After loading a model, you’ll rely on a method called Compose, which is a member of the transforms class found in the torchvision package. Here are the steps:
- Resize the image to the size the model needs.
- Crop the image from the center
- Create a tensor. That’s an image version of the vectors we mentioned earlier. (The difference is these tensors have several dimensions.)
- Normalize the data in the tensor. This refers to the statistical concept of normalization, and it moves the data such that it centers around 0. This step essentially aligns the object found in the image with the individual images of the sets we’re comparing the image to.
Although you can find these steps in the documentation, try asking ChatGPT or Google Gemini about them, with the simple prompt: “Show me some sample Python code that uses the Compose method in torchvision.” (It will likely show you an entire app, not just this part of it.)
It’s important to understand that the Compose method will return a function that serves as a preprocessor that you can then use multiple times over for the images you load. You can actually call the Compose method before you read in any images; then you can read in an image and send it to the preprocessor method that Compose returns.
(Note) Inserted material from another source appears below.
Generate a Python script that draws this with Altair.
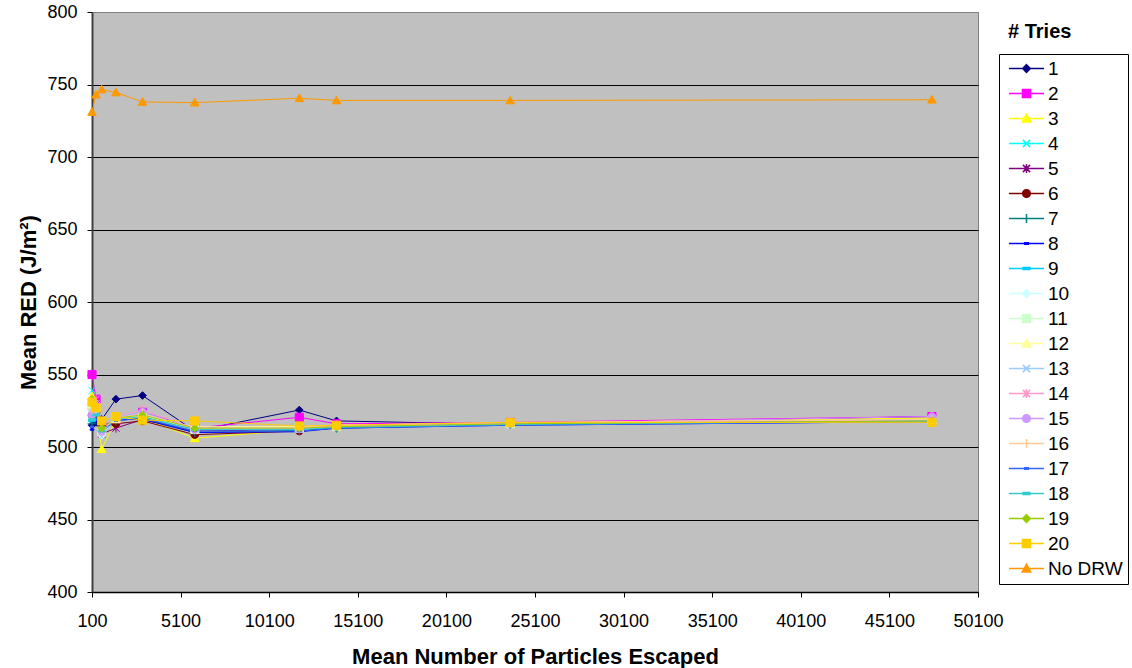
import altair as alt
import pandas as pd

# ---------------- data ----------------
x_particles = [100, 330, 650, 1450, 2950, 5900, 11800, 13900, 23700, 47500]

series_names = [str(i) for i in range(1, 21)] + ["No DRW"]

red_1 = [515, 517, 519, 533, 535.5, 511, 525.5, 518, 515.5, 521]
red_2 = [550, 533, 515, 518, 524, 513, 520.5, 516, 517, 521]
red_3 = [535, 527, 498.5, 519, 520, 506, 512, 514, 516.5, 520]
red_4 = [539, 530, 512, 520, 524, 512, 513, 514, 516, 518]
red_5 = [521, 520, 509, 513, 519, 511, 512, 514, 516, 518]
red_6 = [522, 524, 514, 516, 518, 508.5, 511, 513.5, 516, 518]
red_7 = [516, 521, 513, 518, 520, 510, 511.5, 513, 515.5, 518]
red_8 = [512, 518, 513, 519, 519, 510, 510.5, 513, 515, 517.5]
red_9 = [518, 523, 510, 519, 521, 512, 512, 514, 516, 518]
red_10 = [525, 526, 508, 520, 522, 513, 513, 514.5, 516, 518]
red_11 = [528, 527, 511, 520, 522, 512, 513, 514, 516, 518.5]
red_12 = [530, 529, 512, 519, 521, 514, 514, 515, 516.5, 518]
red_13 = [527, 525, 507, 520, 523, 513, 512, 514, 516, 518]
red_14 = [524, 533, 510, 521, 525.5, 513, 513, 514.5, 516.5, 518.5]
red_15 = [522, 528, 511, 520, 524, 512, 512.5, 514, 516, 521]
red_16 = [526, 527, 512, 520, 523, 513, 513.5, 515, 517, 519]
red_17 = [514, 519, 511, 518, 520, 511, 511, 513, 515, 517.5]
red_18 = [519, 522, 511, 519, 521, 512, 512, 513.5, 515.5, 518]
red_19 = [533, 528, 513, 520, 522, 513, 513, 514, 516, 518]
red_20 = [531, 527, 518, 521, 518.5, 518, 514.5, 515, 517, 517]
red_no_drw = [731, 743, 746.5, 744.5, 738, 737.5, 740.5, 739, 739, 739.5]

series_values = [red_1, red_2, red_3, red_4, red_5, red_6, red_7, red_8, red_9, red_10,
                 red_11, red_12, red_13, red_14, red_15, red_16, red_17, red_18, red_19,
                 red_20, red_no_drw]

series_colors = ["#000080", "#FF00FF", "#FFFF00", "#00FFFF", "#800080", "#800000",
                 "#008080", "#0000FF", "#00CCFF", "#CCFFFF", "#CCFFCC", "#FFFF99",
                 "#99CCFF", "#FF99CC", "#CC99FF", "#FFCC99", "#3366FF", "#33CCCC",
                 "#99CC00", "#FFCC00", "#FF9900"]

x_ticks = [100, 5100, 10100, 15100, 20100, 25100, 30100, 35100, 40100, 45100, 50100]
y_ticks = [400, 450, 500, 550, 600, 650, 700, 750, 800]

legend_title = "# Tries"
x_title = "Mean Number of Particles Escaped"
y_title = "Mean RED (J/m²)"

# ---------------- marker shapes (Excel style) ----------------
M_DIAMOND = "M0,-0.85L0.85,0L0,0.85L-0.85,0Z"
M_SQUARE = "M-0.9,-0.9L0.9,-0.9L0.9,0.9L-0.9,0.9Z"
M_TRIANGLE = "M0,-0.95L0.95,0.75L-0.95,0.75Z"
M_X = "M-0.8,-0.8L0.8,0.8M-0.8,0.8L0.8,-0.8"
M_STAR = "M-0.8,-0.8L0.8,0.8M-0.8,0.8L0.8,-0.8M0,-1L0,1"
M_CIRCLE = "M0.85,0A0.85,0.85,0,1,1,-0.85,0A0.85,0.85,0,1,1,0.85,0Z"
M_PLUS = "M-1,0L1,0M0,-1L0,1"
M_SDASH = "M-0.4,-0.15L0.4,-0.15L0.4,0.15L-0.4,0.15Z"
M_DASH = "M-0.75,-0.2L0.75,-0.2L0.75,0.2L-0.75,0.2Z"

series_markers = [M_DIAMOND, M_SQUARE, M_TRIANGLE, M_X, M_STAR, M_CIRCLE, M_PLUS,
                  M_SDASH, M_DASH, M_DIAMOND, M_SQUARE, M_TRIANGLE, M_X, M_STAR,
                  M_CIRCLE, M_PLUS, M_SDASH, M_DASH, M_DIAMOND, M_SQUARE, M_TRIANGLE]
legend_markers = ["M-3.9,0L3.9,0" + m for m in series_markers]

rows = []
for name, vals in zip(series_names, series_values):
    for xv, yv in zip(x_particles, vals):
        rows.append({"series": name, "particles": xv, "red": yv})
df = pd.DataFrame(rows)
legend_df = pd.DataFrame({"series": series_names})

FONT = "Liberation Sans"

x_enc = alt.X("particles:Q",
              scale=alt.Scale(domain=[100, 50100], nice=False, zero=False),
              axis=alt.Axis(values=x_ticks, format="d", grid=False, tickSize=5,
                            tickColor="black", domainColor="black", domainWidth=1.5,
                            labelFontSize=18, labelFont=FONT, labelColor="black",
                            labelPadding=15, labelFlush=False, labelOverlap=False,
                            title=x_title, titleFont=FONT, titleFontSize=22,
                            titleFontWeight="bold", titleColor="black", titlePadding=16))
y_enc = alt.Y("red:Q",
              scale=alt.Scale(domain=[400, 800], nice=False, zero=False),
              axis=alt.Axis(values=y_ticks, grid=True,
                            gridColor={"condition": {"test": "datum.value == 800", "value": "#808080"},
                                       "value": "black"},
                            gridWidth=1, tickSize=5,
                            tickColor="black", domainColor="#404040", domainWidth=2,
                            labelFontSize=18, labelFont=FONT, labelColor="black",
                            labelPadding=10, labelFlush=False, labelOverlap=False,
                            title=y_title, titleFont=FONT, titleFontSize=22,
                            titleFontWeight="bold", titleColor="black", titlePadding=6))

color_scale = alt.Scale(domain=series_names, range=series_colors)

lines = alt.Chart(df).mark_line(strokeWidth=1).encode(
    x=x_enc, y=y_enc,
    stroke=alt.Stroke("series:N", scale=color_scale, legend=None),
)

points = alt.Chart(df).mark_point(filled=True, size=81, strokeWidth=1, opacity=1).encode(
    x=x_enc, y=y_enc,
    fill=alt.Fill("series:N", scale=color_scale, legend=None),
    stroke=alt.Stroke("series:N", scale=color_scale, legend=None),
    shape=alt.Shape("series:N", scale=alt.Scale(domain=series_names, range=series_markers),
                    legend=None),
)

leg = dict(orient="none", legendX=907, legendY=42, title=None, strokeColor="black",
           fillColor="white", padding=5, symbolOffset=13, labelOffset=12,
           labelFontSize=19, labelFont=FONT, labelColor="black", rowPadding=5,
           symbolSize=81, symbolStrokeWidth=1.5)

legend_layer = alt.Chart(legend_df).mark_point(filled=True, size=81, strokeWidth=1.5,
                                               opacity=1).encode(
    x=alt.value(-2000), y=alt.value(-2000),
    fill=alt.Fill("series:N", scale=color_scale, legend=alt.Legend(**leg)),
    stroke=alt.Stroke("series:N", scale=color_scale, legend=alt.Legend(**leg)),
    shape=alt.Shape("series:N", scale=alt.Scale(domain=series_names, range=legend_markers),
                    legend=alt.Legend(**leg)),
)

title_text = alt.Chart(pd.DataFrame({"t": [legend_title]})).mark_text(
    align="left", baseline="alphabetic", font=FONT, fontSize=20, fontWeight="bold",
    color="black").encode(x=alt.value(916), y=alt.value(26), text="t:N")

chart = alt.layer(lines, points, legend_layer, title_text).resolve_scale(
    fill="independent", stroke="independent", shape="independent"
).properties(
    width=886, height=580,
    autosize=alt.AutoSizeParams(type="none"),
    padding={"left": 92, "top": 12, "right": 154, "bottom": 76},
    background="white",
).configure_view(fill="#C0C0C0", stroke="#808080", strokeWidth=1)

chart.save("out.html", embed_options={"renderer": "svg", "actions": False})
Next, you’ll take the preprocessed image data and pass it into the model for the actual image classification. This will return a list of possible matches, each with their score (such as 85 percent for “dog,” as we mentioned earlier.) However, it won’t actually have the word “dog”; instead, it will have the index of dog in the list we linked to earlier.
Finally, you’ll use a JSON loader with the URL to the list. You’ll load it in as an array, and you’ll find the item in the array whose index matches what you got back from the model.
And there you have it! You can create an image classifier pretty quickly.
Learning More and Writing Code
After understanding the above, you’ll be ready for some sample code. While we’re not providing code here in this article, head over to ChatGPT and put in the following prompt:
“Can you show me a basic example of an image classifier in Python using the torchvision library and the resnet18 model? I want to be able to search for things like cats, dogs, station wagons, and lighthouses. The code should include a call to transforms.Compose.”
You should get a nice example that does the same steps we just described. And then try it with Google Gemini and see if you get a similar example (spoiler alert: you will).
Look through each line carefully, and then ask either chatbot to explain the lines. For example, when I did it, I saw several lines for the Compose method that builds the preprocessor; I started asking Gemini about that code. Here are some possible questions you could ask:
- “In this code, does transforms.Compose do the actual classification?”
- “What type of object does transforms.Compose return?”
Pro tip: This question returned a nice explanation of how Compose returns a “callable object” whereas you’ll note earlier I said it returns a function. There’s a technical difference there (although most people just call it a function); if you’re new to Python, you might want to ask a follow-up question such as:
- “In Python, what is the difference between a function and a callable object?”
Continue going through the AI-generated code, and keep asking questions to learn what each line does. Here are more questions to consider:
- “What does the no_grad function do?”
- “Is the object returned from the resnet18 method a function or a callable object? I see that I’m using it like a function.”
You’ll probably get a pretty good discussion of what it does inside and how it works. But if not, ask!
Conclusion
The rapid evolution of AI has made this an interesting time for tech professionals. Not only can you build interesting tools like an image classifier, but you can also rely on AI (via chatbots such as ChatGPT and Gemini) to help you understand how they work. Good luck!